SAN FRANCISCO — A federal judge has dismissed part of a former Francesca's Collections store manager's complaint that she is still owed for unpaid overtime accrued during almost four years of working for the retailer.
Judge Haywood S. Gilliam Jr. of the U.S. District Court for California's Northern District dismissed with leave to amend portions of Mie Yang's complaint that Francesca's Collections failed to provide rest periods and failed to provide accurate wage statements, according to the court's 15-page order issued Feb. 20. Gilliam dismissed without prejudice Yang's claim for disgorgement of profits and dismissed with prejudice her claim for injunctive relief, according to the order.
Gilliam denied portions of Francesca's Collections' motion concerning Yang's wage claim and the waiting time penalty allowed under California Law, according to the order.
Yang has 28 days from the date of the order to amend her complaint, according to the order.
The case stems from a September 2013 "oral employment agreement" between Yang and Francesca's Collections when Yang began working as a store manager and the only full-time employee in the shop's retail location at Stoneridge Mall in Pleasanton, according to the background portion of the district court's order. Yang initially earned $19 per hour, but that eventually was raised to $28.13 per hour, according to the order.
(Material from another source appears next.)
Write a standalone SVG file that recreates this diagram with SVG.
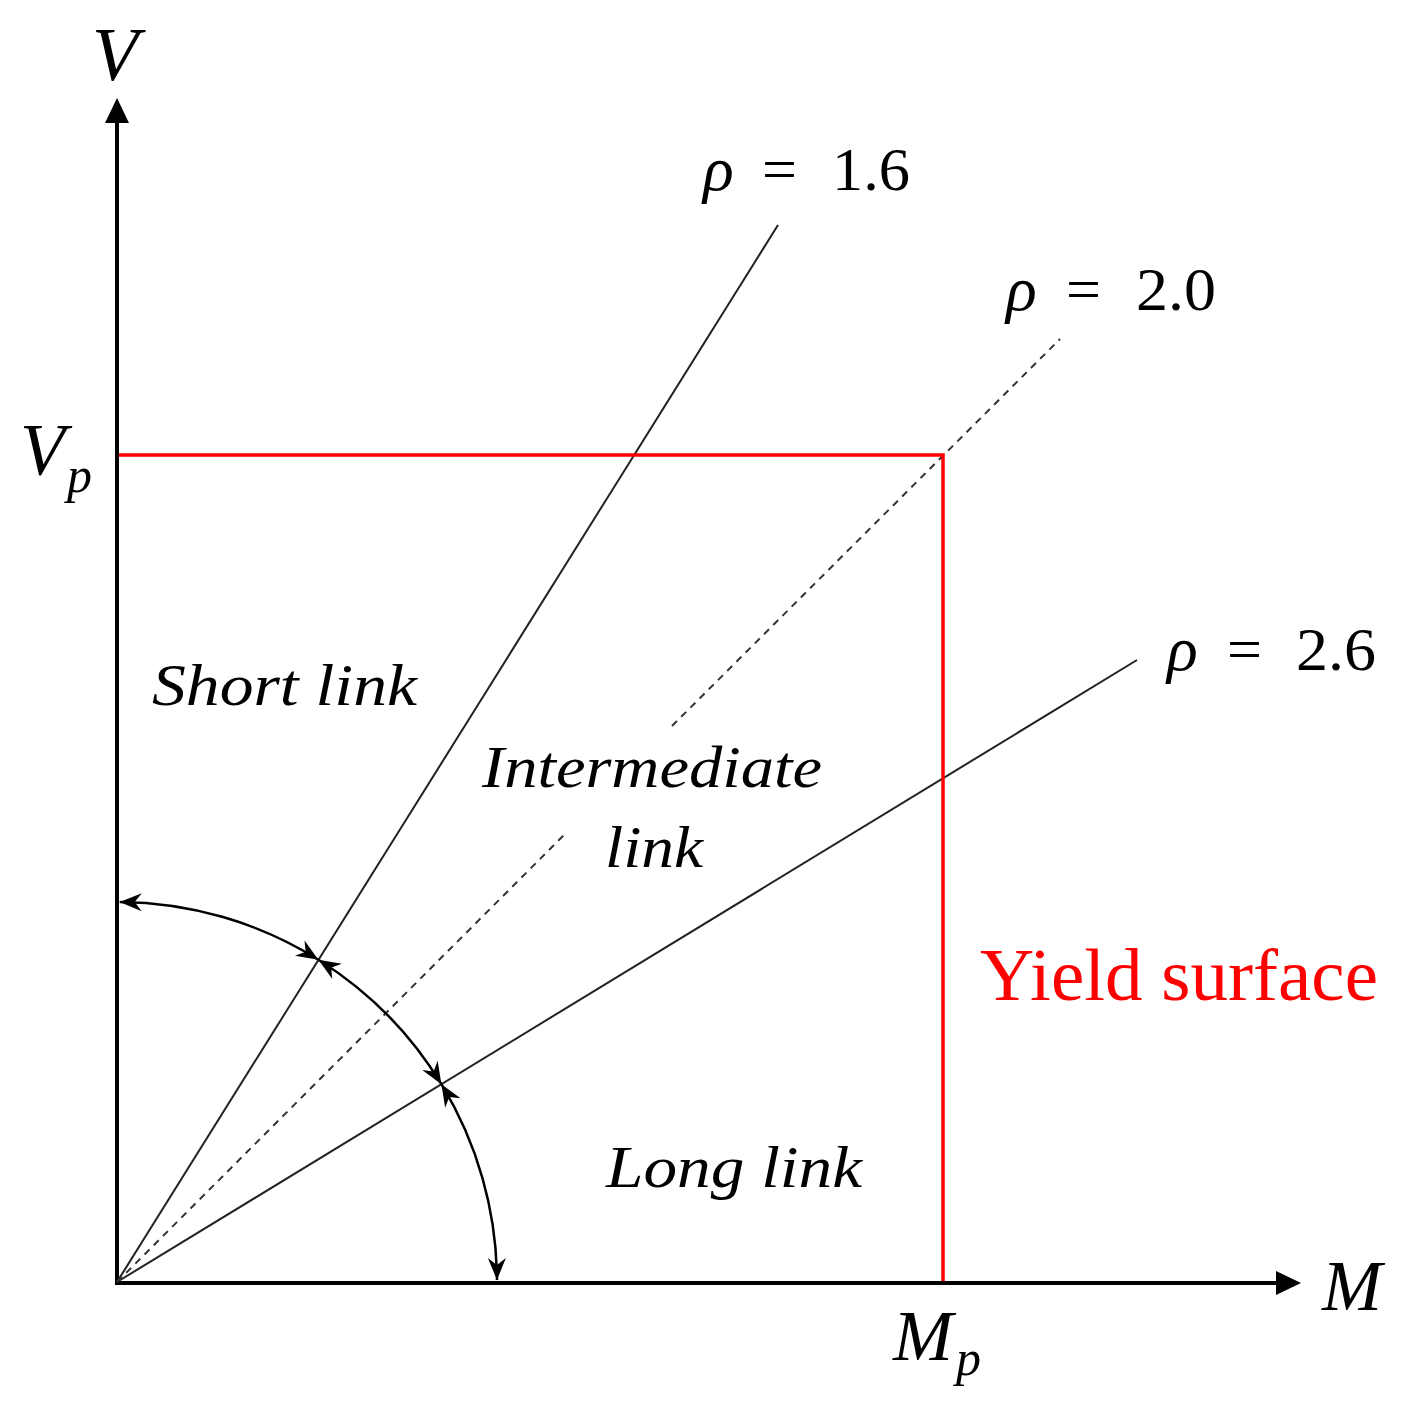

Yang was required to arrive at the shop a half hour before opening and to remain 90 minutes after closing each day, and she was required to fill any open shifts, according to the order. Yang alleged that she "generally worked" 50- to 60-hour weeks, but that she was not compensated for all overtime worked "due in part to the method by which (Francesca's Collections) coded its training time separate from regular hours worked," the order said.
Last June, Yang resigned, but she alleges Francesca's Collections still owes her wages for unpaid overtime, according to the order. She filed her first amended complaint the following November alleging five causes of action, according to the order. Those allegations are a failure to pay wages, waiting time penalties, failure to provide rest periods, wage statement violations and unfair business practices, according to the order. Yang is seeking compensatory damages, penalties, injunctive relief, disgorgement of profits, and attorney's fees and costs, according to the order.
A few weeks after Yang filed her complaint, Francesca's Collections filed its motion to dismiss, claiming Yang lacked standing "because she cannot claim overtime for ‘training’ hours that she did not actually work," the order said. Francesca's Collections also maintained that Yang failed to state a claim for rest period violations and wage statement, and that she is barred from seeking injunctive relief, according to the order.
Gilliam disagreed about whether Yang could seek injunctive relief, referring to a Ninth Circuit ruling that a plaintiff claiming such a Fair Labor Standards Act violation much show she or he worked more than 40 hours per week without receiving overtime pay. Yang has done that, Gilliam said in his order.
"The Court is also satisfied that at this stage she has sufficiently pled a claim for unfair business practices under the (California Unfair Competition Law), given that her claim is both 'tethered to' section 1194 of the Labor Code and that the failure to pay wages rightfully owed to an employee is 'unethical'," the order said.